Source code of charts
>> start

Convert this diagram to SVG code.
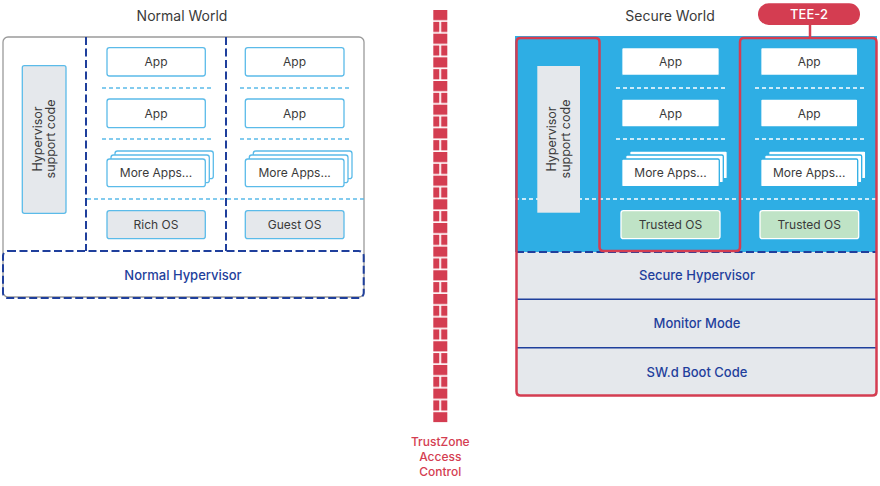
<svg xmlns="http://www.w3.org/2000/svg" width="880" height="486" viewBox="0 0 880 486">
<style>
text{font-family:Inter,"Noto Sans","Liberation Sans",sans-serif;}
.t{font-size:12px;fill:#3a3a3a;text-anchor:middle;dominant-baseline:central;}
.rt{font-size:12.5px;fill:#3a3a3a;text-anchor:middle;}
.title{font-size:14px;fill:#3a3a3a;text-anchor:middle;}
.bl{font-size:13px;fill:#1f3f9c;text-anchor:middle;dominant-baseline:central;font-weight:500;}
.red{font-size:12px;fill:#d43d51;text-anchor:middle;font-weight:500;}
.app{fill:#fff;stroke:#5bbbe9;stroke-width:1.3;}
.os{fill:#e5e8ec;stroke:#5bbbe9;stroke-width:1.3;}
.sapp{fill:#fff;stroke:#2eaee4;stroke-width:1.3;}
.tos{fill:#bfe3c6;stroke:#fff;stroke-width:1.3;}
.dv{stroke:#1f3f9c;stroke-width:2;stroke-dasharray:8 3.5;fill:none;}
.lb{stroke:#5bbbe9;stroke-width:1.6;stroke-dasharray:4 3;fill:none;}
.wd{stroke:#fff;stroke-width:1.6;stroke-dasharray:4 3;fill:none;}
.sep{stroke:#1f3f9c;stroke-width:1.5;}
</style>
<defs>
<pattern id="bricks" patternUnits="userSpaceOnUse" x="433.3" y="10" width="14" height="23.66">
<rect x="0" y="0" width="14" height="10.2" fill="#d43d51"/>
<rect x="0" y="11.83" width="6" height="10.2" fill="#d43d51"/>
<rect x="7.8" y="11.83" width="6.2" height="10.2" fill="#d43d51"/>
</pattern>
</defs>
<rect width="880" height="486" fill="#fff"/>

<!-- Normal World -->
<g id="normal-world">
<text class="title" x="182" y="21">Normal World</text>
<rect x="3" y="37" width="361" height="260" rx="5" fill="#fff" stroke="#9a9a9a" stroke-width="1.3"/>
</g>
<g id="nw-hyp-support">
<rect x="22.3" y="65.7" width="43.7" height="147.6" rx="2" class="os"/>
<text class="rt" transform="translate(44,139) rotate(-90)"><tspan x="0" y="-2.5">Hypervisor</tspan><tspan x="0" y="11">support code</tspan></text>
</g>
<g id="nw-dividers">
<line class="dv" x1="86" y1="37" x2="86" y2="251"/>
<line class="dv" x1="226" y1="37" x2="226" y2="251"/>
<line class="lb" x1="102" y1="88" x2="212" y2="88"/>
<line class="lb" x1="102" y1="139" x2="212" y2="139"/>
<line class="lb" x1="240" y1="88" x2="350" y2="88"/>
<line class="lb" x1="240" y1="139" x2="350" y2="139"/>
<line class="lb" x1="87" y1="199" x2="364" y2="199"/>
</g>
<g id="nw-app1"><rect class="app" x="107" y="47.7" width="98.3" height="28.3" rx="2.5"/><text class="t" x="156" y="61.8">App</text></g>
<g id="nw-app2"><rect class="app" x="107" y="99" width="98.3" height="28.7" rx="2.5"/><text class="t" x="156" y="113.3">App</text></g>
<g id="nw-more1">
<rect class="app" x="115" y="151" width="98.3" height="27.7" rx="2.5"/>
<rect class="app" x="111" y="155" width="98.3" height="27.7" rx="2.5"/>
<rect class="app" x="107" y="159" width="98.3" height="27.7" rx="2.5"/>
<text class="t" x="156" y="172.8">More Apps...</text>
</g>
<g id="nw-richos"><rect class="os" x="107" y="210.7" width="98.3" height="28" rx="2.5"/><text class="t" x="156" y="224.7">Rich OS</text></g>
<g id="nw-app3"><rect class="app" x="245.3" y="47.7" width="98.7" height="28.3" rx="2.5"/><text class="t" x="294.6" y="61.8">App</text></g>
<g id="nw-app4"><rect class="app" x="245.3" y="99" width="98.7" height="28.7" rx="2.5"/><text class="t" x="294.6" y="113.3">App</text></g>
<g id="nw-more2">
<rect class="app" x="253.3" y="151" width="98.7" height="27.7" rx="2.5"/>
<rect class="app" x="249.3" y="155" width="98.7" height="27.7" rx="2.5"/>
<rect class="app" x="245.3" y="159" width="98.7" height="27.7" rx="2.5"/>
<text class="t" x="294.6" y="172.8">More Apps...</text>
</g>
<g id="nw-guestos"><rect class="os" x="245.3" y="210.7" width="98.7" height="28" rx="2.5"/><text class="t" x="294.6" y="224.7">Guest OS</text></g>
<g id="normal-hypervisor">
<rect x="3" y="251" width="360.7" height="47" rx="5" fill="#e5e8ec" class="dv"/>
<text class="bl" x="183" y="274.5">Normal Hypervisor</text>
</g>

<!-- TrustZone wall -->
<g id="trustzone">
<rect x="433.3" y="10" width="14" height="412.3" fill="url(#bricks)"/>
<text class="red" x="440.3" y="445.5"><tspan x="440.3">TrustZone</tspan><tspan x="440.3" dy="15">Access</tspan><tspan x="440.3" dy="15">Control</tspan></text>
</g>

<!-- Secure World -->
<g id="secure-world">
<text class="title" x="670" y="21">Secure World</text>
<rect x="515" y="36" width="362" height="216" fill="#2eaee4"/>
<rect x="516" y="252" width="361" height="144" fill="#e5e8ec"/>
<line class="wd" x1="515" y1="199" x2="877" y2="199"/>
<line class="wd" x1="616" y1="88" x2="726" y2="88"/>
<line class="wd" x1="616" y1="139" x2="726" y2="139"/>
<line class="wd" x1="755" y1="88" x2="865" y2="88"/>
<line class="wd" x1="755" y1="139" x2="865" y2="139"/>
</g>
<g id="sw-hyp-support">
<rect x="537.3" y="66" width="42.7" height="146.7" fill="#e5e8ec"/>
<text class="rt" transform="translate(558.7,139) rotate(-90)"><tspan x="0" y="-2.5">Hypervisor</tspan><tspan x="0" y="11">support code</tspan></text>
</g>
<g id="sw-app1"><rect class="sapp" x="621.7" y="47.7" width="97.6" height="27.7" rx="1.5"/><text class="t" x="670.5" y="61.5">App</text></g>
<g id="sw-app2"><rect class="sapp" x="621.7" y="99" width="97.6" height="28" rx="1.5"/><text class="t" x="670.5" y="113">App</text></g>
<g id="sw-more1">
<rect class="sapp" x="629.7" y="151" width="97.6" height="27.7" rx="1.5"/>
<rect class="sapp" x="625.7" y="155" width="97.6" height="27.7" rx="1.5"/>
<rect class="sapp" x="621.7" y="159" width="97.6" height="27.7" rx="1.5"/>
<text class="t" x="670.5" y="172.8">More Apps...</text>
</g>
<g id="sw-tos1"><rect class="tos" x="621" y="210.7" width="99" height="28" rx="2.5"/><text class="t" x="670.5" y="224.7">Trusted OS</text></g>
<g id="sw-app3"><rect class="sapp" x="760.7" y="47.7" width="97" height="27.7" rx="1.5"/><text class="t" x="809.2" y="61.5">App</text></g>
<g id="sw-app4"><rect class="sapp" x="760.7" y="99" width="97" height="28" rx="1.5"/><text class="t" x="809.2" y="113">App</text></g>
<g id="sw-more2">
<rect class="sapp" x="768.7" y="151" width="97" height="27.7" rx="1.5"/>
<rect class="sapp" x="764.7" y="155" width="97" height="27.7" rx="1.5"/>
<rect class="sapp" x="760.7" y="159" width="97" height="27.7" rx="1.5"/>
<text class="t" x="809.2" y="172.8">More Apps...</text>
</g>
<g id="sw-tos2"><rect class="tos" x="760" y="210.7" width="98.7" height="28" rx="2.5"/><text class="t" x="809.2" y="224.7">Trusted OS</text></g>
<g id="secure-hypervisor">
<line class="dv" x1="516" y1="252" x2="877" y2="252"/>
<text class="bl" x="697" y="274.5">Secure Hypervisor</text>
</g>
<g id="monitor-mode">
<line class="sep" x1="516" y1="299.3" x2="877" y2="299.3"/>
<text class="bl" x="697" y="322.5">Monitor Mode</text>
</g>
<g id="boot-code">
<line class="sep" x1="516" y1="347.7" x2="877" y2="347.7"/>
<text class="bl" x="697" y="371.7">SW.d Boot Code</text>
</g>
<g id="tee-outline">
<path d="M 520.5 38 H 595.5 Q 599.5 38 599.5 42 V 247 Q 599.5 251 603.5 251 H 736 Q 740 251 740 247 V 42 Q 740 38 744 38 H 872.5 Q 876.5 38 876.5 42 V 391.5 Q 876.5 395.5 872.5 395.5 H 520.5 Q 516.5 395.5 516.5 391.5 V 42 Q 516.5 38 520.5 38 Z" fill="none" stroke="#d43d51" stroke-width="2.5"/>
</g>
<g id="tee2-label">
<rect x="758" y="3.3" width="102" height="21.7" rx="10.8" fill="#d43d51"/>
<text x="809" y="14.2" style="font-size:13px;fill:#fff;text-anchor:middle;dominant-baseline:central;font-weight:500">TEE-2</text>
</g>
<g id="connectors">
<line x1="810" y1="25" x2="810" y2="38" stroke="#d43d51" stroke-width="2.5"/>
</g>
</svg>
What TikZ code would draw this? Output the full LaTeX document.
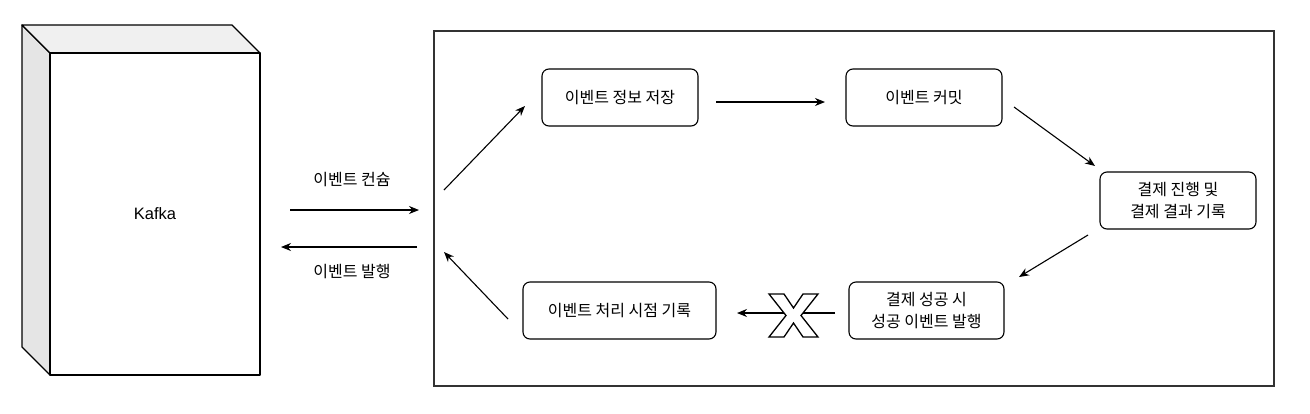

>> end

BRIEF
Scan the material and collect every line that contains "this".

THE COMPLETED TASK
Convert this diagram to SVG code.
What TikZ code would draw this? Output the full LaTeX document.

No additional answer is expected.